A história deste casal e de Hope começa em setembro do ano passado, depois de Ryan ter respondido a uma ocorrência de rotina em Albuquerque. Atrás de uma loja de conveniência estava um casal a injectar-se com heroína. A mulher, Crystal Champ, estava grávida de oito meses. O que começou por ser um confronto com esta mãe, acabou por se transformar na decisão de adotar a criança que estava para nascer, com o consentimento da progenitora.

Hope nasceu a 12 de outubro, um mês antes da data prevista, e foi submetida a tratamento.

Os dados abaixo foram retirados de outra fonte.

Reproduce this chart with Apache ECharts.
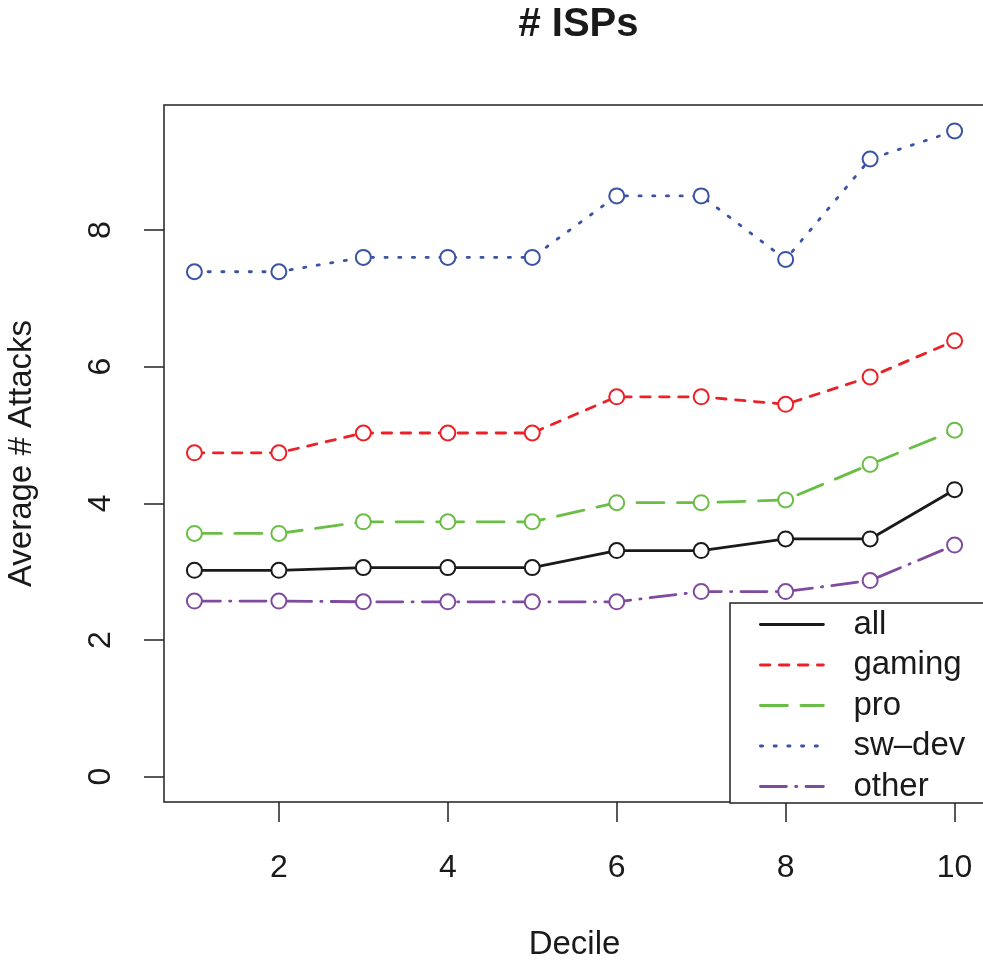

Os Holets começaram entretanto a recolher fundos para financiar a reabilitação da mãe da criança e do seu parceiro. Num primeiro momento o casal foi relutante, mas acabaram por aceitar e vivem hoje num centro de reabilitação.

Pais de luto

Elizabeth Alvardo, Robert Mickens, Evelyn Rodriguez e Freddy Cuevas são pais de duas meninas —  Kayla Cuevas e Nisa Mickens — assassinadas em 2016 pelo gangue MS-13.

"Estas duas preciosas meninas foram brutalmente assassinadas quando caminhavam juntas na sua cidade. Seis membros do gangue selvagem MS-13 foram acusados pelo assassinato de Kayla e Nisa. Muitos destes gangues tiram partido de brechas na nossa legislação para entrarem no país como menores não acompanhados", disse Trump. "Todos estamos de luto com vocês. (...) Não podemos imaginar o quão profunda é a vossa dor, mas podemos garantir que outras famílias não passam pelo mesmo", acrescentou.

Em setembro de 2016, os corpos de Nisa, 15 anos, e Kayla, 16 anos, foram encontrados na rua. As meninas tinham sido brutalmente espancadas. Em março do ano passado, 13 pessoas foram acusadas de sete homicídios, incluindo o das duas crianças.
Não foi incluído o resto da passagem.